Forty-two years after the birth of the airplane, we see aviation on the threshold of a great new era of progress. Fighting planes with a speed of nine miles a minute are an actuality. A giant transport plane, capable of carrying 100 passengers, has flown across the continent in six hours. This means that a passenger may eat lunch in New York and dinner in California. It means that postwar air travelers will become accustomed to flying at the speed of our 1939 fighting planes. Air travelers soon will be crossing the country at a speed of eight miles a minute. Boys and girls reading this book will, a few years from now, marvel that we even got excited over the eight-mile-a-minute airplane.

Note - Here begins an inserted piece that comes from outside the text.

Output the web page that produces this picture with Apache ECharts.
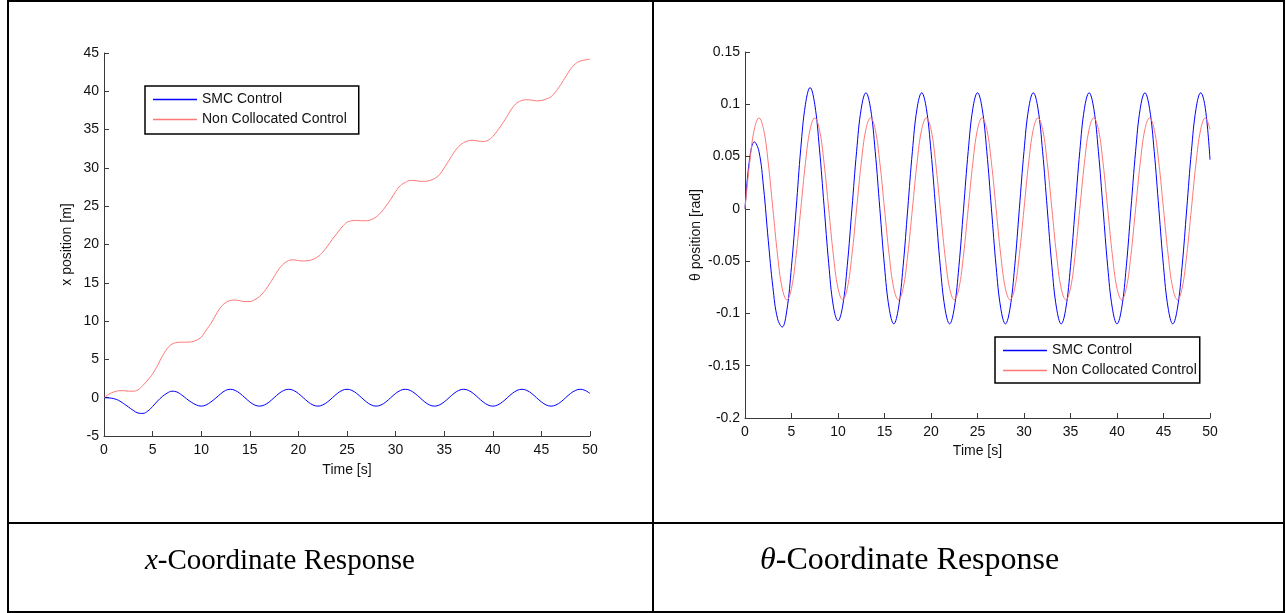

The year 1944 saw a twelve-and-one-half ton fighter go into action on the war fronts. This plane, the Northrop P-61 Black Widow night-fighter, is one of the most powerful airplanes yet to go into action. Powered with two 2,000-horsepower engines, the P-61 flies at 400 miles per hour. Equipped with radar and powerful guns, it can search out an enemy plane at night and destroy it.

The new Bell P-59 Airacomet is America’s first jet-propelled fighter. Its performance has amazed expert test pilots. It has no propeller (note diagram below), and the pilot hears no engine roar or propeller scream. He feels no vibration. Yet he whizzes along at a tremendous speed which is still a military secret. This lack of vibration reduces pilot fatigue, adding hours to his safe flying time.